> **Collected data**:
_ _ _
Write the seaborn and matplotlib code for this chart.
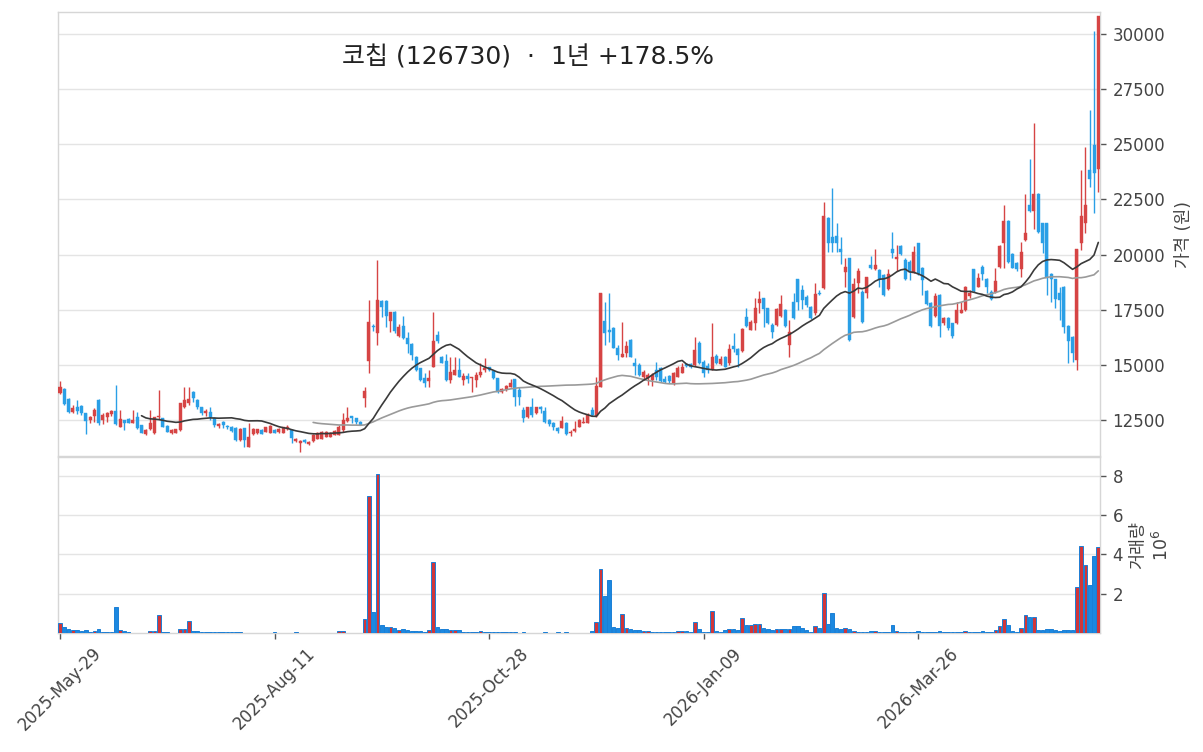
import numpy as np
import pandas as pd
import seaborn as sns
import matplotlib
matplotlib.use('Agg')
import matplotlib.pyplot as plt

# daily OHLC (KRW) and volume (millions of shares), 2025-05-29 .. 2026-05-29
opens = [
    13710, 13904, 13451, 12877, 13100, 13149, 12800, 12500, 12700, 13406,
    12500, 12620, 12771, 12922, 12197, 12500, 12545, 12378, 12650, 12257,
    11850, 12076, 11895, 12620, 12575, 12228, 11895, 11925, 12046, 13100,
    13250, 13780, 13400, 13070, 12800, 12880, 12570, 12230, 12420, 12230,
    12200, 12150, 11600, 12120, 11290, 11850, 11900, 12050, 11970, 11930,
    12050, 11950, 11920, 12100, 12050, 11550, 11450, 11600, 11400, 11530,
    11650, 11650, 11750, 11750, 11820, 11820, 12047, 12470, 12680, 12570,
    12420, 13480, 15175, 16760, 16460, 17900, 17900, 17000, 17400, 16310,
    16760, 16200, 15930, 15340, 14840, 14390, 14280, 14920, 16350, 15370,
    15175, 14310, 14540, 14770, 14310, 14490, 14400, 14310, 14540, 14770,
    14890, 14740, 14390, 13785, 13890, 14010, 14340, 13860, 12950, 12620,
    13100, 12800, 13100, 12900, 12500, 12350, 12150, 12150, 12380, 11900,
    12020, 12200, 12350, 12380, 12950, 12700, 14010, 16990, 16560, 16680,
    15780, 15370, 15550, 16130, 15100, 14990, 14460, 14390, 14310, 14770,
    14840, 14340, 14490, 14190, 14460, 14650, 15020, 15040, 14990, 16000,
    15140, 14950, 14800, 15400, 15040, 15340, 15070, 15870, 15720, 15640,
    17180, 16580, 16880, 17790, 18010, 17560, 16800, 16800, 17210, 17490,
    15900, 17860, 18890, 18395, 18090, 17640, 17340, 18270, 18470, 21640,
    20810, 20840, 20250, 19220, 19830, 17150, 18730, 18320, 18240, 19530,
    19330, 19300, 19070, 18420, 20240, 19790, 20390, 19750, 19680, 19180,
    20510, 19380, 18360, 17820, 17210, 18170, 16910, 17110, 16880, 16880,
    17370, 17490, 18120, 19330, 18540, 19420, 18880, 18320, 18320, 19420,
    20510, 21540, 20030, 19600, 19330, 20660, 22250, 21990, 22750, 21420,
    21420, 19120, 18880, 18240, 18540, 16760, 16280, 15220, 20510, 21420,
    23830, 24970, 23860,
]
highs = [
    14280, 13930, 13480, 13180, 13406, 13180, 12830, 12680, 13030, 13436,
    12800, 12877, 12953, 14086, 12953, 12520, 12570, 12953, 12877, 12280,
    12100, 12953, 12620, 13860, 12600, 12250, 12080, 12100, 13285, 13980,
    14010, 13800, 13450, 13100, 12980, 13100, 12650, 12350, 12450, 12280,
    12230, 12200, 12150, 12150, 12350, 12120, 12100, 12080, 12200, 12250,
    12100, 12150, 12200, 12280, 12100, 11700, 11600, 11620, 11550, 11850,
    11950, 12000, 11980, 11950, 12050, 12250, 12800, 13100, 12700, 12600,
    12450, 14010, 17940, 16850, 19750, 17950, 17950, 17400, 17420, 16850,
    17220, 16500, 15980, 15380, 14870, 14617, 14770, 17410, 16540, 15400,
    15490, 15370, 15340, 15290, 14620, 14620, 14460, 14690, 15070, 15300,
    14920, 14780, 14420, 13940, 14100, 14340, 14360, 14010, 13100, 13100,
    13480, 13100, 13120, 13100, 12550, 12400, 12200, 12680, 12400, 12050,
    12470, 12530, 12650, 12800, 13100, 14470, 18270, 17860, 18240, 16730,
    15900, 16930, 16100, 16160, 15330, 15070, 14770, 14610, 14650, 15140,
    14890, 14510, 14520, 14690, 14960, 15070, 15100, 15080, 16250, 16080,
    15220, 15070, 16880, 15490, 15400, 15400, 15950, 16460, 15750, 16650,
    17590, 17030, 18010, 18360, 18040, 17580, 16880, 17560, 18170, 17520,
    17030, 18260, 18900, 18620, 18170, 17660, 18700, 18390, 22400, 21720,
    23000, 21450, 20780, 19830, 19830, 18920, 19380, 18390, 19000, 19930,
    20250, 19330, 19120, 19330, 21040, 20430, 20420, 19830, 19750, 20390,
    20510, 19450, 18390, 17860, 18240, 18200, 17150, 17150, 16910, 17860,
    17860, 18570, 18390, 19350, 19150, 19530, 18920, 18390, 19380, 20430,
    22250, 21570, 20050, 19650, 20590, 22750, 24330, 25980, 22780, 21450,
    21450, 19150, 18900, 18540, 18560, 16790, 16300, 20240, 23830, 24890,
    26560, 30150, 30820,
]
lows = [
    13700, 13180, 12830, 12800, 12756, 12720, 11865, 12350, 12420, 12273,
    12318, 12424, 12680, 12273, 12197, 12046, 12350, 12350, 12076, 11895,
    11820, 12046, 11865, 12540, 12170, 11940, 11870, 11900, 12016, 13050,
    13200, 13330, 13000, 12720, 12700, 12500, 12200, 12150, 12150, 12100,
    11950, 11550, 11550, 11290, 11260, 11800, 11870, 11850, 11940, 11900,
    11900, 11920, 11900, 12050, 11450, 11500, 11050, 11450, 11350, 11500,
    11620, 11620, 11720, 11720, 11800, 11800, 11970, 12420, 12350, 12320,
    12250, 13075, 14617, 16550, 15900, 17180, 16700, 16500, 16460, 16250,
    16160, 15520, 15220, 14740, 14280, 14010, 14010, 14890, 15980, 15080,
    14280, 14160, 14540, 14460, 14090, 14160, 13780, 14010, 14460, 14690,
    14740, 14340, 13740, 13710, 13830, 13980, 13130, 13180, 12420, 12600,
    12650, 12780, 12800, 12380, 12230, 12050, 11930, 12120, 11820, 11780,
    11970, 12170, 12350, 12350, 12680, 12650, 14010, 15900, 16050, 15750,
    15220, 15340, 15340, 15340, 14540, 14510, 14310, 14090, 14040, 14310,
    14240, 14190, 14160, 14090, 14430, 14610, 14880, 14840, 14950, 15040,
    14430, 14610, 14770, 15040, 14990, 14890, 14990, 15600, 14890, 15600,
    16730, 16580, 16580, 17330, 16730, 16850, 16200, 16780, 17180, 16730,
    15340, 17060, 17500, 17520, 17640, 17060, 17260, 18170, 18420, 20130,
    20130, 20130, 19570, 18550, 16100, 17110, 18240, 16910, 18010, 19330,
    19300, 18550, 18120, 18390, 19830, 19270, 19980, 18850, 18850, 19150,
    19070, 18170, 17710, 16730, 17180, 16280, 16810, 16580, 16200, 16850,
    17330, 17460, 18020, 18320, 18510, 18850, 18240, 17940, 18270, 19380,
    19380, 19630, 19380, 19240, 18990, 20630, 21940, 21150, 20990, 20060,
    18170, 17870, 17560, 17030, 16430, 15100, 15150, 14770, 20210, 20960,
    23080, 21870, 22850,
]
closes = [
    14010, 13209, 12877, 13058, 12907, 12800, 12469, 12635, 12953, 12378,
    12726, 12832, 12907, 12303, 12530, 12348, 12378, 12500, 12121, 11925,
    12046, 12348, 12620, 12650, 12197, 11970, 12046, 12076, 13255, 13400,
    13450, 13480, 13070, 12800, 12920, 12650, 12270, 12320, 12270, 12170,
    12000, 11600, 12100, 11590, 11740, 12070, 12070, 11870, 12160, 12220,
    11930, 12100, 12160, 12200, 11700, 11620, 11550, 11480, 11500, 11830,
    11900, 11950, 11950, 11920, 11980, 12200, 12500, 12570, 12570, 12420,
    12270, 13815, 16960, 16700, 17940, 17610, 17200, 17400, 16550, 16700,
    16200, 15930, 15450, 14760, 14300, 14190, 14390, 16100, 16100, 15100,
    14310, 14660, 14770, 14460, 14490, 14340, 14420, 14540, 14690, 14840,
    14770, 14390, 13785, 13890, 14040, 14160, 13560, 13560, 12570, 13100,
    12730, 13075, 12980, 12420, 12320, 12200, 12000, 12450, 11850, 11970,
    12090, 12500, 12400, 12730, 12730, 14040, 18240, 16430, 16500, 15780,
    15450, 15490, 15850, 15370, 14950, 14540, 14660, 14540, 14540, 14460,
    14280, 14240, 14280, 14620, 14870, 14890, 14950, 14890, 15670, 15070,
    14620, 14770, 15340, 15100, 15280, 14920, 15700, 15700, 15450, 16610,
    16760, 16930, 17560, 17970, 17510, 16880, 16500, 17520, 17760, 16780,
    16500, 17110, 17860, 17940, 17710, 17110, 18210, 18210, 21750, 20510,
    20510, 20510, 20130, 19420, 16130, 18670, 19270, 16960, 18970, 19380,
    19530, 18880, 18170, 19120, 20090, 19900, 20030, 18880, 19220, 20130,
    19120, 18850, 17760, 16760, 18120, 16760, 17110, 16660, 16310, 17490,
    17490, 18550, 18240, 18360, 18920, 19120, 18510, 17970, 18820, 20390,
    21540, 19680, 19380, 19330, 20130, 20960, 21990, 22750, 21040, 20540,
    18920, 18880, 17970, 17940, 16730, 16100, 15550, 20240, 21750, 22250,
    23410, 23710, 30820,
]
volumes = [
    0.52, 0.30, 0.22, 0.13, 0.13, 0.08, 0.13, 0.03, 0.08, 0.22,
    0.03, 0.03, 0.03, 1.30, 0.17, 0.08, 0.03, 0.02, 0.02, 0.02,
    0.02, 0.12, 0.08, 0.92, 0.03, 0.03, 0.02, 0.02, 0.22, 0.22,
    0.60, 0.12, 0.08, 0.05, 0.03, 0.03, 0.03, 0.03, 0.03, 0.03,
    0.03, 0.05, 0.03, 0.02, 0.02, 0.02, 0.02, 0.02, 0.02, 0.02,
    0.05, 0.01, 0.01, 0.01, 0.01, 0.04, 0.01, 0.01, 0.01, 0.01,
    0.01, 0.01, 0.01, 0.01, 0.01, 0.10, 0.10, 0.01, 0.01, 0.01,
    0.01, 0.70, 6.95, 1.05, 8.10, 0.42, 0.33, 0.33, 0.28, 0.17,
    0.20, 0.13, 0.10, 0.10, 0.08, 0.05, 0.13, 3.60, 0.33, 0.22,
    0.20, 0.13, 0.13, 0.13, 0.05, 0.03, 0.03, 0.03, 0.08, 0.03,
    0.03, 0.03, 0.03, 0.03, 0.03, 0.03, 0.03, 0.02, 0.04, 0.01,
    0.01, 0.01, 0.01, 0.03, 0.01, 0.01, 0.03, 0.01, 0.03, 0.01,
    0.01, 0.01, 0.01, 0.01, 0.08, 0.57, 3.26, 1.90, 2.70, 0.32,
    0.27, 0.97, 0.27, 0.18, 0.13, 0.13, 0.12, 0.12, 0.03, 0.03,
    0.03, 0.03, 0.03, 0.03, 0.08, 0.08, 0.08, 0.05, 0.57, 0.18,
    0.03, 0.03, 1.14, 0.10, 0.05, 0.13, 0.22, 0.22, 0.13, 0.77,
    0.39, 0.39, 0.44, 0.44, 0.27, 0.18, 0.13, 0.18, 0.18, 0.18,
    0.18, 0.35, 0.35, 0.27, 0.13, 0.05, 0.35, 0.27, 2.03, 0.44,
    1.03, 0.27, 0.22, 0.27, 0.22, 0.10, 0.03, 0.03, 0.03, 0.12,
    0.12, 0.03, 0.03, 0.03, 0.39, 0.12, 0.03, 0.03, 0.03, 0.03,
    0.12, 0.03, 0.03, 0.03, 0.03, 0.12, 0.03, 0.03, 0.03, 0.03,
    0.03, 0.10, 0.03, 0.03, 0.03, 0.08, 0.03, 0.03, 0.15, 0.35,
    0.69, 0.39, 0.12, 0.05, 0.27, 0.90, 0.84, 0.84, 0.17, 0.13,
    0.18, 0.22, 0.13, 0.08, 0.13, 0.13, 0.13, 2.34, 4.42, 3.45,
    2.45, 3.90, 4.35,
]
tick_pos = [0, 50, 100, 150, 200]
tick_labels = ['2025-May-29', '2025-Aug-11', '2025-Oct-28', '2026-Jan-09', '2026-Mar-26']
title = '코칩 (126730)  ·  1년 +178.5%'

UP = '#D64444'
DOWN = '#2A9FE6'
VOL_UP = '#D0363A'
VOL_DOWN = '#1C88E0'
VOL_EDGE = '#1B7FD6'


def main():
    df = pd.DataFrame({'open': opens, 'high': highs, 'low': lows,
                       'close': closes, 'volume': volumes})
    df['idx'] = np.arange(len(df))
    df['ma20'] = df['close'].rolling(20).mean()
    df['ma60'] = df['close'].rolling(60).mean()
    up = (df['close'] >= df['open']).values
    colors = np.where(up, UP, DOWN)

    sns.set_theme(style='white')
    plt.rcParams['font.family'] = ['DejaVu Sans', 'Noto Sans CJK KR']
    plt.rcParams['axes.unicode_minus'] = False

    fig = plt.figure(figsize=(12.03, 7.52), dpi=100)
    ax = fig.add_axes([0.0482, 0.3936, 0.8662, 0.5904])
    axv = fig.add_axes([0.0482, 0.1582, 0.8662, 0.2341], sharex=ax)

    # candles: wicks + bodies
    ax.vlines(df['idx'], df['low'], df['high'], colors=colors, linewidth=1.0, zorder=3)
    body_lo = np.minimum(df['open'], df['close'])
    body_h = np.maximum(np.abs(df['close'] - df['open']), 45)
    ax.bar(df['idx'], body_h, bottom=body_lo, width=0.7, color=colors,
           edgecolor=colors, linewidth=0.3, zorder=4)

    # moving averages
    sns.lineplot(data=df, x='idx', y='ma60', ax=ax, color='#9a9a9a', linewidth=1.2, zorder=5)
    sns.lineplot(data=df, x='idx', y='ma20', ax=ax, color='#3a3a3a', linewidth=1.2, zorder=6)

    rng = df['high'].max() - df['low'].min()
    ax.set_ylim(df['low'].min() - 0.0093 * rng, df['high'].max() + 0.009 * rng)
    ax.set_xlim(-0.47, len(df) - 0.6)
    ax.set_yticks([12500, 15000, 17500, 20000, 22500, 25000, 27500, 30000])

    # volume
    vcolors = np.where(up, VOL_UP, VOL_DOWN)
    axv.bar(df['idx'], df['volume'], width=0.85, color=vcolors,
            edgecolor=VOL_EDGE, linewidth=0.7, zorder=3)
    axv.set_ylim(0, df['volume'].max() * 1.105)
    axv.set_yticks([2, 4, 6, 8])
    axv.set_xticks(tick_pos)
    axv.set_xticklabels(tick_labels, rotation=45, ha='center', fontsize=12, color='#444444')

    for a in (ax, axv):
        a.yaxis.tick_right()
        a.yaxis.set_label_position('right')
        a.grid(axis='y', color='#E4E4E4', linewidth=1.0, zorder=0)
        a.grid(axis='x', visible=False)
        for s in a.spines.values():
            s.set_color('#D6D6D6')
            s.set_linewidth(1.0)
        a.tick_params(axis='y', which='major', right=True, left=False, length=4,
                      width=1, color='#555555', labelsize=12, labelcolor='#444444', pad=5)
        a.set_xlabel('')

    ax.tick_params(axis='x', bottom=False, labelbottom=False)
    axv.tick_params(axis='x', bottom=True, length=4, width=1, color='#555555', pad=4)

    ax.set_ylabel('가격 (원)', fontsize=12.5, color='#444444', labelpad=7)
    axv.set_ylabel('거래량\n$10^{6}$', fontsize=12.5, color='#444444', labelpad=4,
                   linespacing=1.35)

    fig.text(0.439, 1 - 57 / 752, title, ha='center', va='center',
             fontsize=18, color='#222222')

    fig.savefig('out.png', dpi=100)


if __name__ == '__main__':
    main()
_ _ _
> **Problem requirements**:
From the first line of the listing above, repeat every line through the one holding "import matplotlib.pyplot as plt". Both ends count, and pictures stay out.

> **Expected answer**:
Write the seaborn and matplotlib code for this chart.
import numpy as np
import pandas as pd
import seaborn as sns
import matplotlib
matplotlib.use('Agg')
import matplotlib.pyplot as plt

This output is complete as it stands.